A long time ago, in a galaxy far, far away — 38 years in California to be exact — a sci-fi franchise began.
On Thursday, to many fans’ delight, Star Wars will see the seventh installment of that series.
The Regal Seymour Stadium 8 lists four times on Thursday night — two in traditional setting at 7:30 and 10:40 p.m., and two in 3D at 7 and 10:10 p.m.
“It’s just a great movie. It’s based on such classic storytelling. It’s adventure, heroes, good and evil,” said Sean Hildreth of Seymour, a Star Wars fan who will be seeing the new movie, “Star Wars: The Force Awakens,” on opening night.
The most recent installment in the Star Wars franchise was “Star Wars: Revenge of the Sith” — the third episode, but the sixth installment in the series. The movie, released in 2005, closed the gap between the old movies, Episodes 4, 5 and 6, and the new movies, prequels to the events of the old movies.
“Personally, I like the older ones best. But I like the newer ones, too. I like a little bit of both, really,” said Jonathan Pearce, a senior at Crothersville Junior-Senior High School.
Let this be a warning: There are 30-year-old spoilers ahead.
When last left, the intrepid heroes had formed a ragtag band of rebels; managed to destroy the second Death Star, a world-destroying weapon as large as a planet; overcome the evil emperor Palpatine, a dark, sinister figure who controlled the equally evil Empire; and came to the realization that Palpatine’s right-hand man, Darth Vader, was in fact Luke and Leia’s father (making their kiss in the Episode 5 all the more awkward) before his ultimate betrayal of Emperor Palpatine and death.
Many would argue that this ending rounded out the series and eliminated the need for more. The heroes were left celebrating on the moon of Endor, and in at least one version, the viewer is treated to celebrations spreading across the galaxy as the Empire collapses.
“It’s easy to see how they might have stopped making them, especially after Episodes, 1, 2 and 3,” said Hildreth, referring to the three movies considered by many fans to be the series’ weakest. “But it’s great to have new focus, a new director and vision, especially from people who grew up on it.”
The collapse of the Empire, the ruling government for the galaxy, has brought about turmoil. Thirty years have passed since the events of “Star Wars: Return of the Jedi.”
The new film gives fans a chance to find out what happened to the original characters after those movies, as many of the original cast, Harrison Ford, Mark Hamill, Carrie Fisher and others, are billed in the new movie. The movie rights were acquired by Disney in 2012, and “The Force Awakens” sees a new director, J.J. Abrams, take the helm.
Not much of the plot has been revealed about the movie, and that’s the way Hildreth and Pearce say they like it.

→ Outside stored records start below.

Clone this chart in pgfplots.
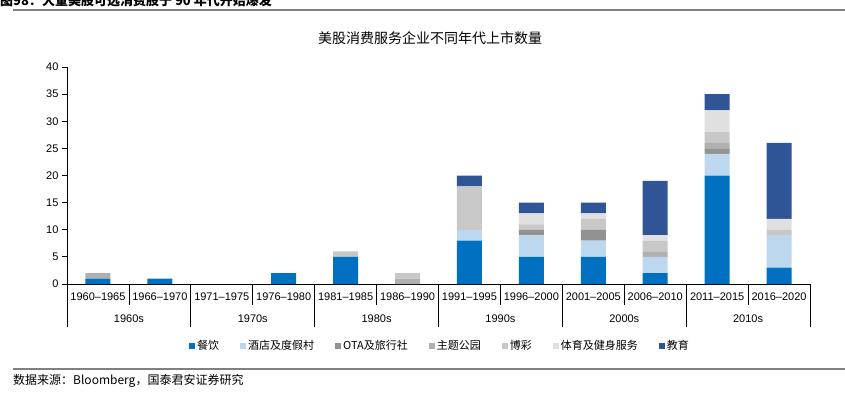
\documentclass[border=0pt]{standalone}
\usepackage{fontspec}
\setmainfont{Liberation Sans}
\newfontfamily\cjk{Noto Sans CJK SC}
\usepackage{pgfplots}
\pgfplotsset{compat=1.18}
\usepackage{pgfplotstable}
\definecolor{c1}{HTML}{0070C0}
\definecolor{c2}{HTML}{BDD7EE}
\definecolor{c3}{HTML}{929292}
\definecolor{c4}{HTML}{B0B0B0}
\definecolor{c5}{HTML}{C8C8C8}
\definecolor{c6}{HTML}{E0E0E0}
\definecolor{c7}{HTML}{2F5597}
\pgfplotstableread{
x a b c d e f g
0 1 0 0 1 0 0 0
1 1 0 0 0 0 0 0
2 0 0 0 0 0 0 0
3 2 0 0 0 0 0 0
4 5 0 0 0 1 0 0
5 0 0 0 1 1 0 0
6 8 2 0 0 8 0 2
7 5 4 1 0 1 2 2
8 5 3 2 0 2 1 2
9 2 3 0 1 2 1 10
10 20 4 1 1 2 4 3
11 3 6 0 0 1 2 14
}\datatable
\begin{document}
\begin{tikzpicture}
\useasboundingbox (0pt,0pt) rectangle (845pt,399pt);
\begin{axis}[
  at={(67pt,115pt)}, anchor=south west,
  scale only axis, width=743pt, height=217pt,
  ybar stacked, bar width=25pt,
  every axis plot post/.append style={legend image code/.code={\path[##1,draw=none] (0pt,-3pt) rectangle (6pt,3pt);}},
  xmin=-0.5, xmax=11.5, ymin=0, ymax=40,
  axis x line*=bottom, axis y line*=left,
  axis line style={black, line width=0.8pt},
  ytick={0,5,...,40},
  xtick={0,...,11},
  xticklabels={1960--1965,1966--1970,1971--1975,1976--1980,1981--1985,1986--1990,1991--1995,1996--2000,2001--2005,2006--2010,2011--2015,2016--2020},
  x tick style={draw=none},
  y tick style={black, line width=0.8pt},
  tick align=outside, major tick length=5pt,
  ticklabel style={font=\fontsize{11}{13}\selectfont},
  /pgf/number format/assume math mode=true,
  clip=false,
  legend style={at={(0.502,-0.285)}, anchor=center, draw=none, fill=none, legend columns=-1,
    font=\cjk\fontsize{11}{13}\selectfont,
    /tikz/every even column/.append style={column sep=19pt}},
]
\addplot[fill=c1, draw=none] table[x=x,y=a]{\datatable}; \addlegendentry{餐饮}
\addplot[fill=c2, draw=none] table[x=x,y=b]{\datatable}; \addlegendentry{酒店及度假村}
\addplot[fill=c3, draw=none] table[x=x,y=c]{\datatable}; \addlegendentry{OTA及旅行社}
\addplot[fill=c4, draw=none] table[x=x,y=d]{\datatable}; \addlegendentry{主题公园}
\addplot[fill=c5, draw=none] table[x=x,y=e]{\datatable}; \addlegendentry{博彩}
\addplot[fill=c6, draw=none] table[x=x,y=f]{\datatable}; \addlegendentry{体育及健身服务}
\addplot[fill=c7, draw=none] table[x=x,y=g]{\datatable}; \addlegendentry{教育}
\end{axis}
% category separators
\foreach \i in {1,3,5,7,9,11} {\draw[line width=0.8pt] ({67pt+61.917pt*\i},115pt) -- ++(0pt,-21pt);}
\foreach \i in {0,2,4,6,8,10,12} {\draw[line width=0.8pt] ({67pt+61.917pt*\i},115pt) -- ++(0pt,-43pt);}
\foreach \k/\lab in {0/1960s,1/1970s,2/1980s,3/1990s,4/2000s,5/2010s} {
  \node[font=\fontsize{11}{13}\selectfont] at ({67pt+61.917pt*(2*\k+1)},80pt) {\lab};}
% title
\node[font=\cjk\fontsize{14}{16}\selectfont] at (430pt,361pt) {美股消费服务企业不同年代上市数量};
% header
\node[anchor=base west, inner sep=0pt, font=\cjk\bfseries\fontsize{13}{15}\selectfont] at (0pt,393pt) {图98：大量美股可选消费股于 90 年代开始爆发};
\draw[color=gray, line width=1.5pt] (13pt,389pt) -- (845pt,389pt);
% footer
\draw[color=gray, line width=1.2pt] (13pt,30pt) -- (845pt,30pt);
\node[anchor=west, inner sep=0pt, font=\cjk\fontsize{12}{14}\selectfont] at (13pt,18pt) {数据来源：Bloomberg，国泰君安证券研究};
\end{tikzpicture}
\end{document}
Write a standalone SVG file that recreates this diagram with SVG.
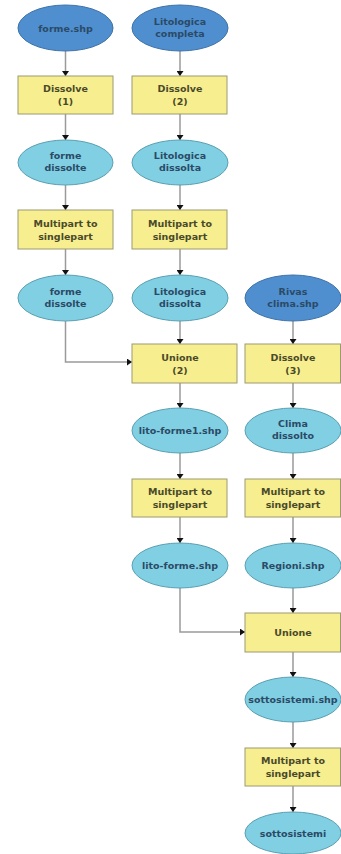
<svg xmlns="http://www.w3.org/2000/svg" width="341" height="854" viewBox="0 0 341 854">
<style>
.src{fill:#4f8fd0;stroke:#3f72a6;stroke-width:1}
.dat{fill:#80cfe2;stroke:#5a9fb2;stroke-width:1}
.proc{fill:#f7ee8f;stroke:#9c9a70;stroke-width:1}
text{font-family:"DejaVu Sans","Liberation Sans",sans-serif;font-size:9.5px;font-weight:bold;text-anchor:middle}
.te{fill:#2b4a66}
.tp{fill:#4a4a2a}
.c{fill:none;stroke:#9a9a9a;stroke-width:1.5;marker-end:url(#ah)}
</style>
<defs>
<marker id="ah" viewBox="0 0 5 7" refX="5" refY="3.5" markerWidth="5" markerHeight="7" markerUnits="userSpaceOnUse" orient="auto">
<path d="M0,0 L5,3.5 L0,7 z" fill="#111"/>
</marker>
</defs>
<rect width="341" height="854" fill="#fff"/>
<g id="connectors">
<path class="c" d="M65.5,51 V76"/>
<path class="c" d="M65.5,114 V140"/>
<path class="c" d="M65.5,185 V210"/>
<path class="c" d="M65.5,249 V275"/>
<path class="c" d="M65.5,321 V362 H132"/>
<path class="c" d="M180,51 V76"/>
<path class="c" d="M180,114 V140"/>
<path class="c" d="M180,185 V210"/>
<path class="c" d="M180,249 V275"/>
<path class="c" d="M180,321 V344"/>
<path class="c" d="M180,383 V408"/>
<path class="c" d="M180,453 V479"/>
<path class="c" d="M180,517 V543"/>
<path class="c" d="M180,588 V632 H245"/>
<path class="c" d="M293,321 V344"/>
<path class="c" d="M293,383 V408"/>
<path class="c" d="M293,453 V479"/>
<path class="c" d="M293,517 V543"/>
<path class="c" d="M293,588 V613"/>
<path class="c" d="M293,652 V677"/>
<path class="c" d="M293,722 V748"/>
<path class="c" d="M293,786 V812"/>
</g>
<g id="forme_shp"><ellipse class="src" cx="65.5" cy="28" rx="47.5" ry="23"/><text class="te" x="65.5" y="31.5">forme.shp</text></g>
<g id="litologica_completa"><ellipse class="src" cx="180" cy="28" rx="48" ry="23"/><text class="te" x="180" y="25">Litologica</text><text class="te" x="180" y="37">completa</text></g>
<g id="dissolve1"><rect class="proc" x="18" y="76" width="95" height="38"/><text class="tp" x="65.5" y="92">Dissolve</text><text class="tp" x="65.5" y="105">(1)</text></g>
<g id="dissolve2"><rect class="proc" x="132" y="76" width="95" height="38"/><text class="tp" x="180" y="92">Dissolve</text><text class="tp" x="180" y="105">(2)</text></g>
<g id="forme_dissolte1"><ellipse class="dat" cx="65.5" cy="162.5" rx="47.5" ry="22.5"/><text class="te" x="65.5" y="159">forme</text><text class="te" x="65.5" y="171">dissolte</text></g>
<g id="lito_dissolta1"><ellipse class="dat" cx="180" cy="162.5" rx="48" ry="22.5"/><text class="te" x="180" y="159">Litologica</text><text class="te" x="180" y="171">dissolta</text></g>
<g id="m2s1"><rect class="proc" x="18" y="210" width="95" height="39"/><text class="tp" x="65.5" y="227">Multipart to</text><text class="tp" x="65.5" y="240">singlepart</text></g>
<g id="m2s2"><rect class="proc" x="132" y="210" width="95" height="39"/><text class="tp" x="180" y="227">Multipart to</text><text class="tp" x="180" y="240">singlepart</text></g>
<g id="forme_dissolte2"><ellipse class="dat" cx="65.5" cy="298" rx="47.5" ry="23"/><text class="te" x="65.5" y="295">forme</text><text class="te" x="65.5" y="307">dissolte</text></g>
<g id="lito_dissolta2"><ellipse class="dat" cx="180" cy="298" rx="48" ry="23"/><text class="te" x="180" y="295">Litologica</text><text class="te" x="180" y="307">dissolta</text></g>
<g id="rivas_clima"><ellipse class="src" cx="293" cy="298" rx="48" ry="23"/><text class="te" x="293" y="295">Rivas</text><text class="te" x="293" y="307">clima.shp</text></g>
<g id="unione2"><rect class="proc" x="132" y="344" width="105" height="39"/><text class="tp" x="180" y="361">Unione</text><text class="tp" x="180" y="374">(2)</text></g>
<g id="dissolve3"><rect class="proc" x="245" y="344" width="95.5" height="39"/><text class="tp" x="293" y="361">Dissolve</text><text class="tp" x="293" y="374">(3)</text></g>
<g id="lito_forme1"><ellipse class="dat" cx="180" cy="430.5" rx="48" ry="22.5"/><text class="te" x="180" y="434">lito-forme1.shp</text></g>
<g id="clima_dissolto"><ellipse class="dat" cx="293" cy="430.5" rx="48" ry="22.5"/><text class="te" x="293" y="427">Clima</text><text class="te" x="293" y="439">dissolto</text></g>
<g id="m2s3"><rect class="proc" x="132" y="479" width="95" height="38"/><text class="tp" x="180" y="495">Multipart to</text><text class="tp" x="180" y="508">singlepart</text></g>
<g id="m2s4"><rect class="proc" x="245" y="479" width="95.5" height="38"/><text class="tp" x="293" y="495">Multipart to</text><text class="tp" x="293" y="508">singlepart</text></g>
<g id="lito_forme"><ellipse class="dat" cx="180" cy="565.5" rx="48" ry="22.5"/><text class="te" x="180" y="569">lito-forme.shp</text></g>
<g id="regioni"><ellipse class="dat" cx="293" cy="565.5" rx="48" ry="22.5"/><text class="te" x="293" y="569">Regioni.shp</text></g>
<g id="unione"><rect class="proc" x="245" y="613" width="95.5" height="39"/><text class="tp" x="293" y="636">Unione</text></g>
<g id="sottosistemi_shp"><ellipse class="dat" cx="293" cy="699.5" rx="48" ry="22.5"/><text class="te" x="293" y="703">sottosistemi.shp</text></g>
<g id="m2s5"><rect class="proc" x="245" y="748" width="95.5" height="38"/><text class="tp" x="293" y="764">Multipart to</text><text class="tp" x="293" y="777">singlepart</text></g>
<g id="sottosistemi"><ellipse class="dat" cx="293" cy="833" rx="48" ry="21"/><text class="te" x="293" y="837">sottosistemi</text></g>
</svg>
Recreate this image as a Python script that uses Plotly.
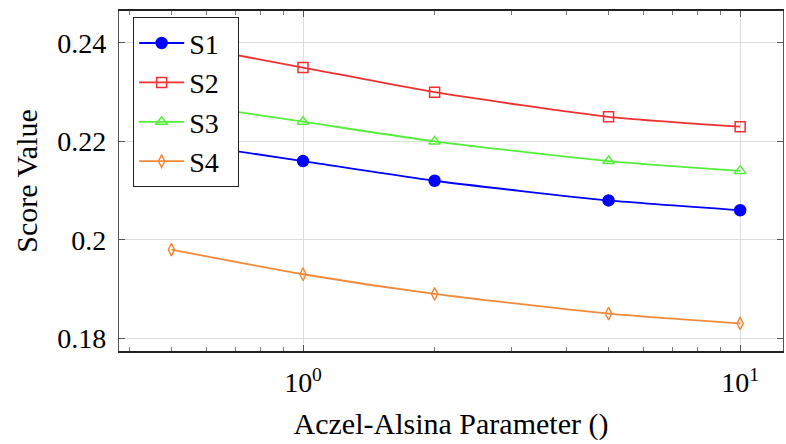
import plotly.graph_objects as go

x_vals = [0.5, 1, 2, 5, 10]
s1 = [0.220, 0.216, 0.212, 0.208, 0.206]
s2 = [0.240, 0.235, 0.230, 0.225, 0.223]
s3 = [0.228, 0.224, 0.220, 0.216, 0.214]
s4 = [0.198, 0.193, 0.189, 0.185, 0.183]
series_names = ["S1", "S2", "S3", "S4"]
y_ticks = [0.18, 0.2, 0.22, 0.24]
y_tick_text = ["0.18", "0.2", "0.22", "0.24"]
x_ticks = [1, 10]
x_tick_text = ["10<sup>0</sup>", "10<sup>1</sup>"]
x_minor = [0.4, 0.5, 0.6, 0.7, 0.8, 0.9, 2, 3, 4, 5, 6, 7, 8, 9]

styles = [
    dict(color="#0000ff", symbol="circle", size=11),
    dict(color="#f03030", symbol="square-open", size=10),
    dict(color="#55ee3a", symbol="triangle-up-open", size=10),
    dict(color="#f28a3c", symbol="diamond-tall-open", size=9),
]

FONT = "Liberation Serif"
fig = go.Figure()
for name, ys, st in zip(series_names, [s1, s2, s3, s4], styles):
    fig.add_trace(go.Scatter(
        x=x_vals, y=ys, name=name + "\u00a0\u00a0", mode="lines+markers",
        line=dict(color=st["color"], width=1.8, shape="spline", smoothing=0.6),
        marker=dict(symbol=st["symbol"], size=st["size"], color=st["color"],
                    line=dict(color=st["color"], width=1.5)),
    ))

fig.update_layout(
    width=786, height=444,
    margin=dict(l=119, r=3, t=11, b=93),
    paper_bgcolor="white", plot_bgcolor="white",
    font=dict(family=FONT, size=28, color="black"),
    showlegend=True,
    legend=dict(x=0.021, y=0.982, xanchor="left", yanchor="top",
                bordercolor="#222", borderwidth=1.2, bgcolor="white",
                font=dict(family=FONT, size=28), itemwidth=45, tracegroupgap=0),
)
fig.update_xaxes(
    type="log", range=[-0.421, 1.098], automargin=False,
    tickvals=x_ticks, ticktext=x_tick_text,
    ticks="inside", ticklen=6, tickcolor="#555",
    minor=dict(tickvals=x_minor, ticks="inside", ticklen=4, tickcolor="#777", showgrid=False),
    showgrid=True, gridcolor="#dddddd", gridwidth=1.2,
    showline=True, linecolor="#222", linewidth=1.5, mirror="allticks",
    title=dict(text="Aczel-Alsina Parameter ()", font=dict(family=FONT, size=30), standoff=16),
    tickfont=dict(family=FONT, size=28), ticklabelstandoff=6, zeroline=False,
)
fig.update_yaxes(
    range=[0.1774, 0.2465], automargin=False,
    tickvals=y_ticks, ticktext=y_tick_text,
    ticks="inside", ticklen=6, tickcolor="#555",
    showgrid=True, gridcolor="#dddddd", gridwidth=1.2,
    showline=True, linecolor="#555", linewidth=1.2, mirror="allticks",
    title=dict(text="Score Value", font=dict(family=FONT, size=30), standoff=10),
    tickfont=dict(family=FONT, size=28), ticklabelstandoff=6, zeroline=False,
)
fig.write_html("out.html", config={"displayModeBar": False},
               post_script="document.body.style.margin='0';document.body.style.overflow='hidden';")
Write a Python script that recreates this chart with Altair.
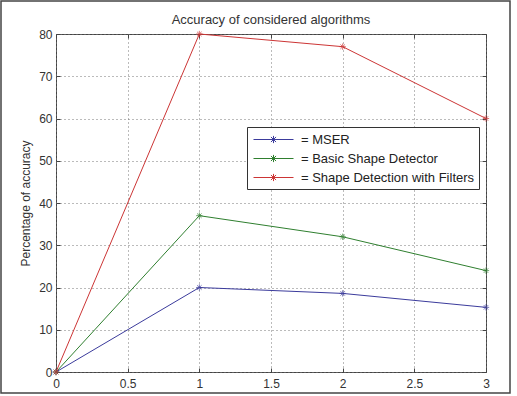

“I’ve read one article about it but otherwise am trying to stay away from anything posted on it,” Hildreth said.
Theories abound about the potential plot and details of the movie, but most are keeping it quiet at least until the release.
“I think one possible outcome is that Han Solo (a roguish protagonist from the series played by Harrison Ford) might die,” said Pearce, mentioning that Ford’s dislike for his smuggler character was known around the Star Wars fans.
“My favorite character is Han, so I hope that’s not true,” Pearce said.
Hildreth plans to see the movie opening night, Thursday, at Regal Seymour Stadium 8 in Seymour, while Pearce wants the IMAX experience and is headed to Indianapolis on Friday to see it.
Hildreth plans on taking his son along with him to the movie.
“I think it’s fun that I get to see it with him,” he said. “I’m glad that we’ll have something to share. (Star Wars) is kind of a timeless story and characters that we get to share with the next generation.”